Another statement on Libya: “This is a time when we all should reflect on those who continue to give, even the last measure, of service and sacrifice, to promoting and defending America’s interests abroad. This is above all a reminder that politics should end at the water’s edge.” From Jon Huntsman, proving again why he was too sane to make it through the GOP primary.

Leftovers

November 26, 2011

No, this isn’t a scene from a potential Power Rangers movie….it’s the one-time special Nike-sponsored Stanford football uniform.

Nike says Saturday’s uniforms -pictured above- are a “metaphor for the pulse of life and the heart that pumps the relentless engine that is Stanford pride.” I think I like “a shameless but eye-catching-albeit-ugly brand promotion” better.

Meanwhile, in the NFL on Thursday night, Poor Alex Smith. Yesterday he spent so much time on his back under large men the 49ers QB was named an honorary Kardashian.

Meanwhile, Ndamukong Suh, after being ejected for another personal foul penalty, will be out of action probably for a week or two for the Detroit Lions. Says T.C,, “well at least he has increased his chances of one day being offered a role on the Calgary Stomp-peders.”

On Thursday night during an early Black Friday sale, a shopper in a Southern California Walmart allegedly used pepper spray to keep others away from things she wanted to buy. In the woman’s defense, she claimed she was just in the spirit of Thanksgiving by sharing food with others.

But really, if pepper spray is a vegetable does this make salsa a multi-vitamin?

Harvard upset #20 Florida State tonight in men’s college basketball. This would never happen in football. Between the BCS and the scheduling gods, there’s no way Harvard would ever play FSU in college football.

The latest conservative complaint against Obama is that while he said “God Bless You,” at the end of his Thanksgiving speech the President didn’t explicitly thank God.
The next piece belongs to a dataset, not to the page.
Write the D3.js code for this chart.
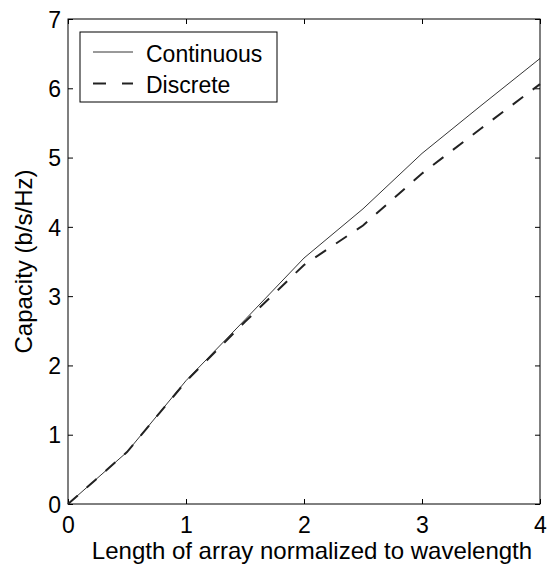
<!DOCTYPE html>
<html><head><meta charset="utf-8">
<script src="https://cdn.jsdelivr.net/npm/d3@7"></script>
<style>body{margin:0;background:#fff}text{font-family:"Liberation Sans",Arial,sans-serif}</style>
</head><body>
<svg id="c" width="560" height="567"></svg>
<script>
const xVals = [0, 0.5, 1, 1.5, 2, 2.5, 3, 3.5, 4];
const continuous = [0, 0.75, 1.78, 2.66, 3.55, 4.26, 5.06, 5.75, 6.43];
const discrete   = [0, 0.75, 1.77, 2.63, 3.45, 4.02, 4.77, 5.42, 6.06];
const xTicks = [0, 1, 2, 3, 4];
const yTicks = [0, 1, 2, 3, 4, 5, 6, 7];
const seriesNames = ["Continuous", "Discrete"];

const svg = d3.select("#c");
const L = 68, R = 540, T = 19, B = 504;
const x = d3.scaleLinear().domain([0, 4]).range([L, R]);
const y = d3.scaleLinear().domain([0, 7]).range([B, T]);

svg.append("rect").attr("x", L).attr("y", T).attr("width", R - L).attr("height", B - T)
  .attr("fill", "none").attr("stroke", "#000").attr("stroke-width", 1);

const fs = "23px";
const bx = svg.append("g").attr("transform", `translate(0,${B})`)
  .call(d3.axisBottom(x).tickValues(xTicks).tickFormat(d3.format("d")).tickSizeInner(-5).tickSizeOuter(0).tickPadding(8));
const tx = svg.append("g").attr("transform", `translate(0,${T})`)
  .call(d3.axisTop(x).tickValues(xTicks).tickFormat("").tickSizeInner(-5).tickSizeOuter(0));
const ly = svg.append("g").attr("transform", `translate(${L},0)`)
  .call(d3.axisLeft(y).tickValues(yTicks).tickFormat(d3.format("d")).tickSizeInner(-5).tickSizeOuter(0).tickPadding(7));
const ry = svg.append("g").attr("transform", `translate(${R},0)`)
  .call(d3.axisRight(y).tickValues(yTicks).tickFormat("").tickSizeInner(-5).tickSizeOuter(0));
[bx, tx, ly, ry].forEach(g => {
  g.select(".domain").remove();
  g.selectAll("text").style("font-size", fs).attr("fill", "#000").style("font-family", '"Liberation Sans",Arial,sans-serif');
  g.selectAll("line").attr("stroke", "#000");
});
bx.selectAll("text").attr("dy", null).attr("y", 29).attr("dominant-baseline", null);
ly.selectAll("text").attr("dy", "0.36em");

const line = d3.line().x((d, i) => x(xVals[i])).y(d => y(d));
svg.append("path").datum(continuous).attr("d", line).attr("fill", "none").attr("stroke", "#000").attr("stroke-width", 0.8);
svg.append("path").datum(discrete).attr("d", line).attr("fill", "none").attr("stroke", "#222").attr("stroke-width", 2).attr("stroke-dasharray", "13,12");

// axis labels
svg.append("text").attr("x", (L + R) / 2 + 8).attr("y", 559).attr("text-anchor", "middle").style("font-size", "24px").text("Length of array normalized to wavelength");
svg.append("text").attr("transform", `translate(32,${(T + B) / 2}) rotate(-90)`).attr("text-anchor", "middle").style("font-size", "24px").text("Capacity (b/s/Hz)");

// legend
const lg = svg.append("g");
lg.append("rect").attr("x", 80).attr("y", 32).attr("width", 197).attr("height", 70).attr("fill", "#fff").attr("stroke", "#000").attr("stroke-width", 1);
const styles = [{w: 0.8, dash: null, c: "#000"}, {w: 2, dash: "13,16", c: "#222"}];
seriesNames.forEach((n, i) => {
  const yy = 52 + i * 31.5;
  lg.append("line").attr("x1", 93).attr("x2", 133).attr("y1", yy).attr("y2", yy)
    .attr("stroke", styles[i].c).attr("stroke-width", styles[i].w).attr("stroke-dasharray", styles[i].dash);
  lg.append("text").attr("x", 146).attr("y", yy + 9.5).style("font-size", fs).text(n);
});
</script>
</body></html>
Fox Radio host Todd Stearns, for example, said “Thanksgiving is a holiday traditionally steeped in giving thanks and praise to God.” Uh, if you asked most Americans wouldn’t they say it’s for giving thanks and praise to family, food and football?

There are rumors that people have developed seizures while watching the movie “Twilight, Breaking Dawn.” Which means millions of men will be telling their wives/partners/girlfriends- “Honey, of course I’d love to see the movie with you, but my doctor recommends against it.
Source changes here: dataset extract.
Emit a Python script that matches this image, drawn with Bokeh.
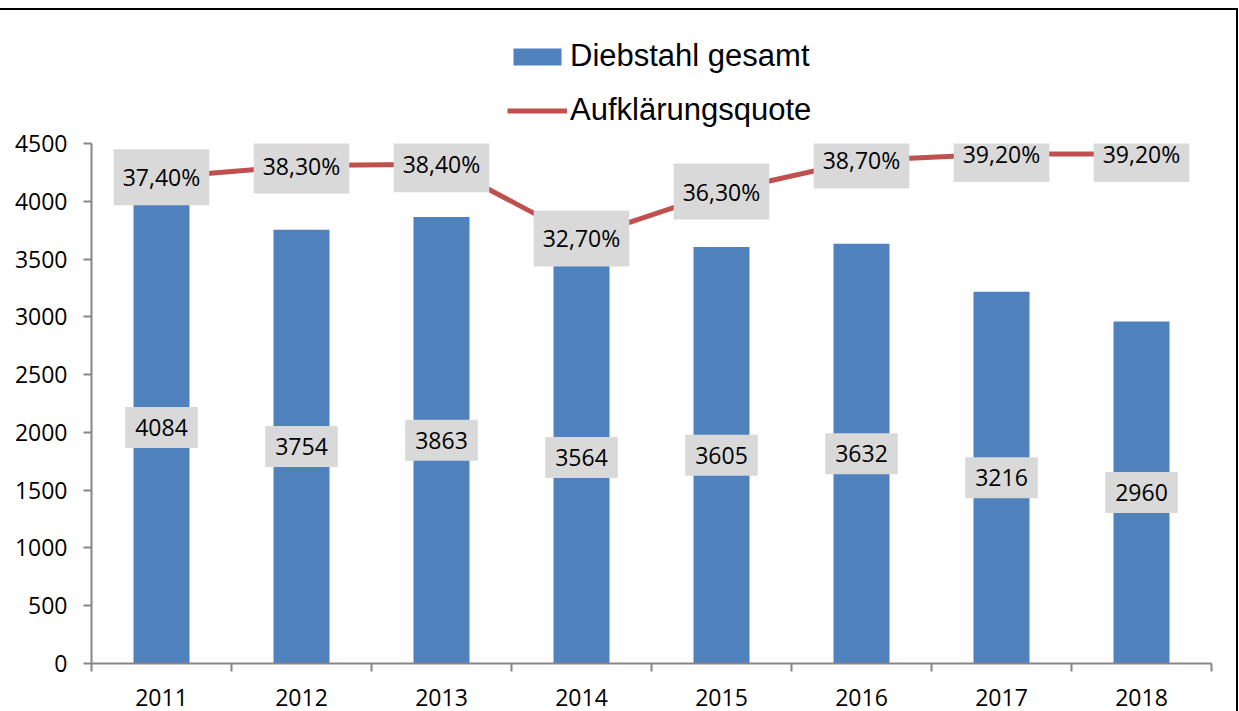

Listening to announcers talking about LSU senior QB Jordan Jefferson’s “comeback.” After he was suspended from the team for allegedly kicking a guy on the ground in the head during a bar fight. But after the charges were downgraded from a felony to a misdemeanor (and the trial will be in the off-season), Jefferson was reinstated. How heartwarming.
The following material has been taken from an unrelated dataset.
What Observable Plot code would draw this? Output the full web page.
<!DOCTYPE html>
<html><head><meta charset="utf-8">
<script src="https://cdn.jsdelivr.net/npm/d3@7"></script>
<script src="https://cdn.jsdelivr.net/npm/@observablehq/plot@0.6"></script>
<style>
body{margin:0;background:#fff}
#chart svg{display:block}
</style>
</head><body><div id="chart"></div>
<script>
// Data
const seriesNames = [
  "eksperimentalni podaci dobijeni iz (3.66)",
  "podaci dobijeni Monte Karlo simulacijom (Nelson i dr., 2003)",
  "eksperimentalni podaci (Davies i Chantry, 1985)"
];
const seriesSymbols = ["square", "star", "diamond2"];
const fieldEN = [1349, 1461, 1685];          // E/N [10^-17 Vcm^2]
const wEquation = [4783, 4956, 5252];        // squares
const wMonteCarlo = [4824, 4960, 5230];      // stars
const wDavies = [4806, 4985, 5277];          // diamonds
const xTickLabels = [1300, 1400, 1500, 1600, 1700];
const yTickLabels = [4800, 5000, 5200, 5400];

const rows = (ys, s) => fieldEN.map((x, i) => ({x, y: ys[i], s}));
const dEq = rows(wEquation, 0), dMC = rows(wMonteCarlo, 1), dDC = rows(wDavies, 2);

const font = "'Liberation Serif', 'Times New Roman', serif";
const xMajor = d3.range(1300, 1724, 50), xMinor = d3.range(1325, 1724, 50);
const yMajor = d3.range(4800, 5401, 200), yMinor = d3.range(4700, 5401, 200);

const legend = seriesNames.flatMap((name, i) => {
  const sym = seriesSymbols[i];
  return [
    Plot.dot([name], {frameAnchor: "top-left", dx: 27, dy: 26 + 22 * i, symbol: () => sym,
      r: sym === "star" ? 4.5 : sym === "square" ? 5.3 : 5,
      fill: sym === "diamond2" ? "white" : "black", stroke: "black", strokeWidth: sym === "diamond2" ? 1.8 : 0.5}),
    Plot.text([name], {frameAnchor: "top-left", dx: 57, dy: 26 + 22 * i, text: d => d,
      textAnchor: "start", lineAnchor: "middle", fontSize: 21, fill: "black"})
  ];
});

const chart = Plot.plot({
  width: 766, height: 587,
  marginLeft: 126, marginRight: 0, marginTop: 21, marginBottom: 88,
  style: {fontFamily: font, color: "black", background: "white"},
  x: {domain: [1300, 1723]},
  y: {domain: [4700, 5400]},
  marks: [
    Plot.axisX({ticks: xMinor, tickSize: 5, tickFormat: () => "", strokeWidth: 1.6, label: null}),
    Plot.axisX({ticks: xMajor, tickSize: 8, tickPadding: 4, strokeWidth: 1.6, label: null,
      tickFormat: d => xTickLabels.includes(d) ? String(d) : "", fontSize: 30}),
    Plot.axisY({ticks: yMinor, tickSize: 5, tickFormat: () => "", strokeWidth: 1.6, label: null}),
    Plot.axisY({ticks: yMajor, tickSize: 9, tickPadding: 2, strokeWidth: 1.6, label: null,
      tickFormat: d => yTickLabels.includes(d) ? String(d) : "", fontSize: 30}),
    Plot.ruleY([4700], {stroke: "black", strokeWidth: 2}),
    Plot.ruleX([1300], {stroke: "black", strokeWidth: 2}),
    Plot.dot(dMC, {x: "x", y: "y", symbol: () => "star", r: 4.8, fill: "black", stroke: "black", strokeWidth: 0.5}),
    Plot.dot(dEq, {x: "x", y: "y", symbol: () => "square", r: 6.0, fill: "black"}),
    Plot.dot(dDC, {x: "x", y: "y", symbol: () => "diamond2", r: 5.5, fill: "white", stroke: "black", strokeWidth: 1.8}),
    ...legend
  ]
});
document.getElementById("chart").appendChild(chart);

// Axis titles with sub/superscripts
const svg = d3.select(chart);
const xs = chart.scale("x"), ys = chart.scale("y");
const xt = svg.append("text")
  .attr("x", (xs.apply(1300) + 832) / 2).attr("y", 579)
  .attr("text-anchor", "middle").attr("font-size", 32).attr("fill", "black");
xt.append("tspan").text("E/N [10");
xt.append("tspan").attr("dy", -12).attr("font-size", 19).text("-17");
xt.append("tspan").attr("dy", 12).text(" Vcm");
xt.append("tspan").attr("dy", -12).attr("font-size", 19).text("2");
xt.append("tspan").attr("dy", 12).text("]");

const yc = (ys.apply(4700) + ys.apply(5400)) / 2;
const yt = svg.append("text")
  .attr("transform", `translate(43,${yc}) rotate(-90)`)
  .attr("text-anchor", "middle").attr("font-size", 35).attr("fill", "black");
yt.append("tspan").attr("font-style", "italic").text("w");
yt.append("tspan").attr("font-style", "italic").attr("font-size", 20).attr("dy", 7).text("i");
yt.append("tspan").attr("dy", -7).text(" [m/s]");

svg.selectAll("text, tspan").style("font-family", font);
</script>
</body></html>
And moving onward, another of those serious thoughts: Okay, I get anti-Wall Street, and I get anti-greed. But Occupy protests like Friday night’s to stop shopping in San Francisco’s Union Square? (Didn’t work well, but no one got hurt.)

Sorry while I’m not pro-big-corporation, I am necessarily anti-retail employees just trying to make a living selling stuff we may or may not need.

Are you ready for some shopping?

November 25, 2011

Thursday’s paper – 1/2 inch wide. Thursday’s ad inserts – 2 inches wide. So when are we going to officially change the name of Thanksgiving to “Black Friday Eve?”

All these football games on Thanksgiving supposedly to honor our national sport. Sorry, actually they are the pre-game to the TRUE U.S. national sport — shopping.

The Baltimore Ravens got to Alex Smith tonight NINE times. Yes, nine. That’s more sacks than most dedicated shoppers get at a Black Friday sale.

So tonight’s answer for Jim Harbaugh to the question “Oh, brother where are thou?” “Watching my defense sack your quarterback.”

Ndamukong Suh said he didn’t mean to stomp on a Green Bay Packers’ lineman’s arm. What, was Suh aiming for his head?

Jeno Paulucci, 93, died today. He originally founded Chun King, a brand that sold canned Chinese food. But Paulucci later established Jeno’s Inc, the first and biggest U.S. sellers of pizza rolls. All over the country, joints are being extinguished for a minute in his name.


Black Friday brings to mind a sign seen in London last winter: “Buy more sh*t or we are all f*cked.”

(And seriously – over one in four jobs in the U.S. are in or closely associated with retail.)

Former American Idol finalist Lauren Alaina forgot the words to the national anthem before the Packers-Lions today. On a brighter note, she was immediately offered a gig singing the anthem before campaign events for Rick Perry.

(My comic friend Michael Piccard says, “actually, she didn’t get offered the gig. Perry forgot to call.)

One factor delaying Urban Meyer’s hiring at Ohio State may be the fact that the school, looking to recover from recent scandals, may be concerned about the 30 plus arrests during Meyer’s tenures at Florida. But in Urban’s defense, only about a dozen of those arrestsinvolved violent misdemeanors or felonies.

What some politicians give thanks for on Thanksgiving: Rick Perry, that no one has asked him the three things he is most thankful for, Herman Cain, that no one had camera phones in the 90s, Newt Gingrich, that he only has to spend it with one of his wives. And Barack Obama, that these three are taking turns leading the GOP polls.

The NBA players and owners are apparently trying again for a settlement to “save Christmas for their fans.” “How heartwarming,” said absolutely nobody.

For sports fans who use holiday games as a respite from the craziness, it’s a darn shame they don’t play baseball in November. Because even in the late innings, comebacks are always a possibility. Whereas the Lions-Packers game at the end of the third quarter is OVER.